The Football Index, a market in which people could buy and sell shares of soccer players, suspended operations on Thursday following a market crash that cost some users tens of thousands of dollars.
The collapse of the index precipitated rapidly after the company cut the dividends it pays out on shares of players on March 5, a move it said was needed for its long-term solvency.
With the value of player shares undercut in an instant, people rapidly sold off holdings, causing share prices to plummet when the market opened the next day.
The company, which had shirt sponsorship deals with Nottingham Forest and Queens Park Rangers, issued a statement on Thursday announcing the shutdown.
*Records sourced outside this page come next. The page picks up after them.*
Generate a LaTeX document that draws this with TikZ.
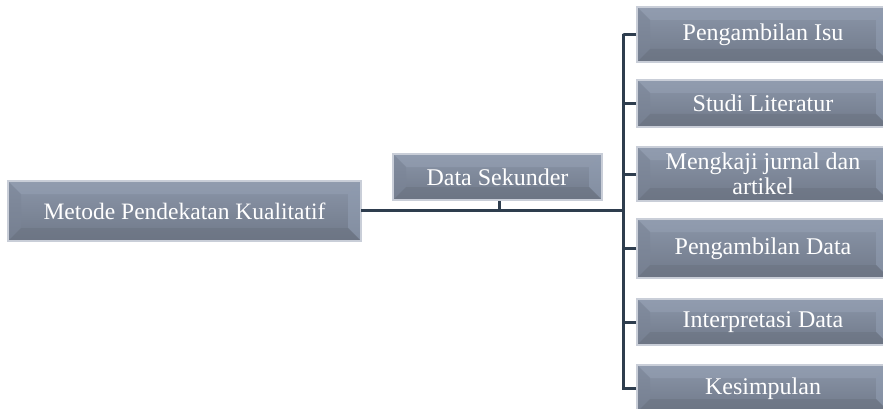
\documentclass[tikz,border=0pt]{standalone}
\usepackage{fontspec}
\setmainfont{Liberation Serif}
\usetikzlibrary{calc}
\definecolor{edgec}{HTML}{C9CED8}
\definecolor{facetop}{HTML}{8B96A9}
\definecolor{facebot}{HTML}{707989}
\definecolor{bevtop}{HTML}{97A2B5}
\definecolor{bevleft}{HTML}{7B8597}
\definecolor{bevright}{HTML}{95A2B7}
\definecolor{bevbot}{HTML}{6A7280}
\definecolor{linec}{HTML}{2E3D4E}
\newcommand{\bw}{13pt}
\tikzset{
  bev/.style={draw=edgec, line width=2pt, text=white, inner sep=0pt, align=center,
    font=\fontsize{24}{25}\selectfont,
    top color=facetop, bottom color=facebot,
    path picture={
      \coordinate (pnw) at (path picture bounding box.north west);
      \coordinate (pne) at (path picture bounding box.north east);
      \coordinate (psw) at (path picture bounding box.south west);
      \coordinate (pse) at (path picture bounding box.south east);
      \fill[bevtop, opacity=0.5] (pnw) -- (pne) -- ($(pne)+(-\bw,-\bw)$) -- ($(pnw)+(\bw,-\bw)$) -- cycle;
      \fill[bevleft, opacity=0.5] (pnw) -- ($(pnw)+(\bw,-\bw)$) -- ($(psw)+(\bw,\bw)$) -- (psw) -- cycle;
      \fill[bevright, opacity=0.5] (pne) -- ($(pne)+(-\bw,-\bw)$) -- ($(pse)+(-\bw,\bw)$) -- (pse) -- cycle;
      \fill[bevbot, opacity=0.5] (psw) -- ($(psw)+(\bw,\bw)$) -- ($(pse)+(-\bw,\bw)$) -- (pse) -- cycle;
    }},
  conn/.style={draw=linec, line width=3pt},
}
\newcommand{\bbox}[7]{% name, x1, y1, x2, y2, text, extra
  \node[bev, minimum width={#4-#2}, minimum height={#5-#3}, #7] (#1) at ({(#2+#4)/2},{-(#3+#5)/2}) {#6};}
\begin{document}
\begin{tikzpicture}[x=1pt,y=1pt]
  \useasboundingbox (0,0) rectangle (883,-409);
  \clip (0,0) rectangle (883,-409);
  \bbox{main}{8}{181}{361}{241}{Metode Pendekatan Kualitatif}{font=\fontsize{23.5}{26}\selectfont}
  \bbox{ds}{393}{154}{602}{200}{Data Sekunder}{}
  \bbox{r1}{637}{7}{889}{62}{Pengambilan Isu}{}
  \bbox{r2}{637}{80}{889}{127}{Studi Literatur}{}
  \bbox{r3}{637}{147}{889}{201}{Mengkaji jurnal dan\\artikel}{}
  \bbox{r4}{637}{219}{889}{278}{Pengambilan Data}{}
  \bbox{r5}{637}{299}{889}{345}{Interpretasi Data}{}
  \bbox{r6}{637}{365}{889}{412}{Kesimpulan}{}
  \coordinate (jmain) at (623,-210.5);
  \coordinate (jds) at (499,-210.5);
  \draw[conn] (main.east) -- (main.east |- jmain) -- (jmain);
  \draw[conn] (ds.south -| jds) -- (jds);
  \draw[conn] (r1.west) -| (623,-34) |- (r6.west);
  \foreach \n in {r2,r3,r4,r5} \draw[conn] (\n.west) -- (\n.west -| jmain);
\end{tikzpicture}
\end{document}
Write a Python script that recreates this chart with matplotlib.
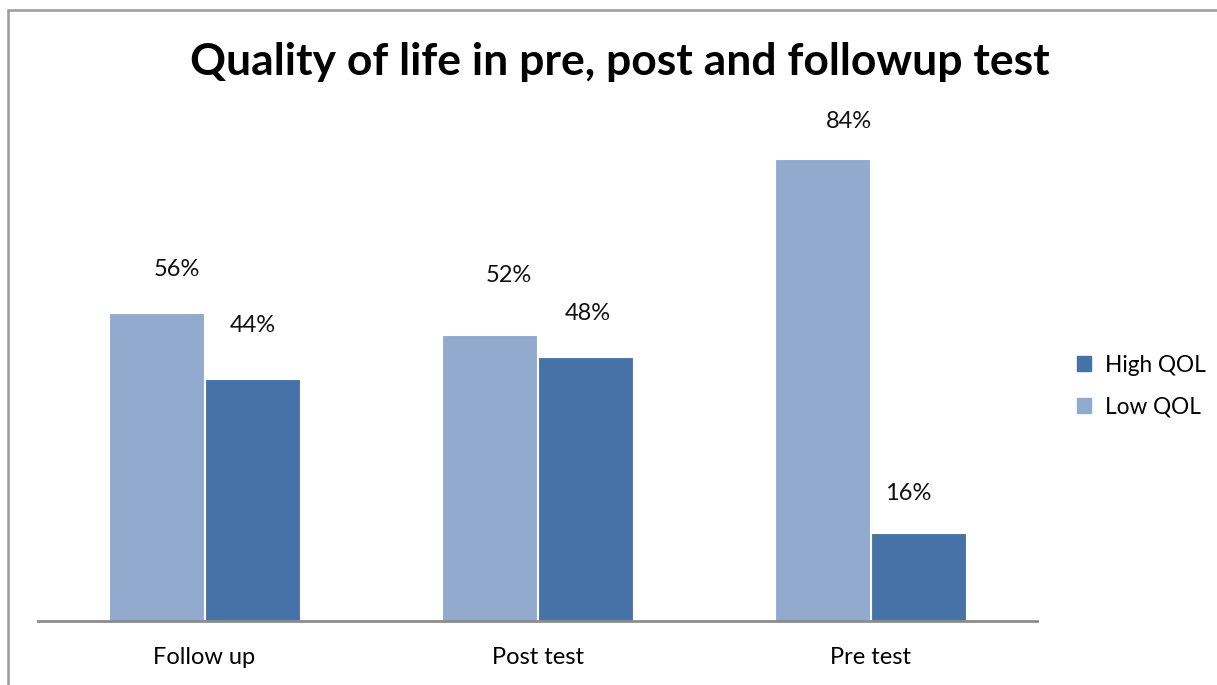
import numpy as np
import matplotlib.pyplot as plt
from matplotlib.patches import Rectangle, Patch

# データ
categories = ['Follow up', 'Post test', 'Pre test']
low_qol = [56, 52, 84]
high_qol = [44, 48, 16]

# 色
c_low = '#93AACF'
c_high = '#4672A8'

plt.rcParams['font.family'] = ['Lato', 'DejaVu Sans']

fig = plt.figure(figsize=(12.17, 6.85), dpi=100)
ax = fig.add_axes([38 / 1217, 64 / 685, 999 / 1217, 495 / 685])

x = np.arange(len(categories))
w = 0.283
b_low = ax.bar(x - w / 2 - 0.003, low_qol, w, color=c_low, edgecolor='white', linewidth=0.8)
b_high = ax.bar(x + w / 2 + 0.003, high_qol, w, color=c_high, edgecolor='white', linewidth=0.8)

# ラベル位置のずれ（ピクセル）
low_off = [(20, 43), (19, 59), (27, 37)]
high_off = [(0, 54), (2, 44), (-10, 40)]
for bars, vals, offs in [(b_low, low_qol, low_off), (b_high, high_qol, high_off)]:
    for bar, v, (dx, dy) in zip(bars, vals, offs):
        ax.annotate(f'{v}%', (bar.get_x() + bar.get_width() / 2, v),
                    xytext=(dx, dy), textcoords='offset pixels',
                    ha='center', va='center', fontsize=17, color='#111111')

ax.set_xlim(-0.5, 2.5)
ax.set_ylim(0, 90)
ax.set_xticks(x)
ax.set_xticklabels(categories, fontsize=17)
ax.tick_params(axis='x', length=0, pad=19)
ax.set_yticks([])
for s in ['top', 'right', 'left']:
    ax.spines[s].set_visible(False)
ax.spines['bottom'].set_color('#8C8C8C')
ax.spines['bottom'].set_linewidth(2)

fig.text(620 / 1217, 1 - 62 / 685, 'Quality of life in pre, post and followup test',
         ha='center', va='center', fontsize=32, fontweight='bold')

handles = [Patch(color=c_high, label='High QOL'), Patch(color=c_low, label='Low QOL')]
fig.legend(handles=handles, loc='center left', bbox_to_anchor=(1072 / 1217, 1 - 386 / 685),
           frameon=False, fontsize=16.3, handlelength=0.65, handleheight=0.65,
           handletextpad=0.6, labelspacing=0.9, borderpad=0.2, borderaxespad=0)

# 外枠
fig.patches.append(Rectangle((8 / 1217, -0.1), 2, 1.1 - 10 / 685,
                             transform=fig.transFigure, fill=False,
                             edgecolor='#9A9A9A', linewidth=1.8))

plt.savefig('out.png', dpi=100)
“We are pursuing a restructuring arrangement to be agreed with our stakeholders including, most importantly, our community,” wrote the board of parent company BetIndex Limited.
The company will be taken under administration by insolvency practitioners Begbies Traynor “to seek the best outcome for customers with the goal of continuing the platform in a restructured form….This decision is deeply regrettable, and is the outcome we were seeking to avoid by restructuring dividends.”
As recently as Jan. 21, the company said that it was in a financially strong position and was looking to hire software engineers.
As of Thursday evening, users could not make any transactions on the index or withdraw their cash holdings. Presuming they will be able to at some point, the remaining question is how much they will have left.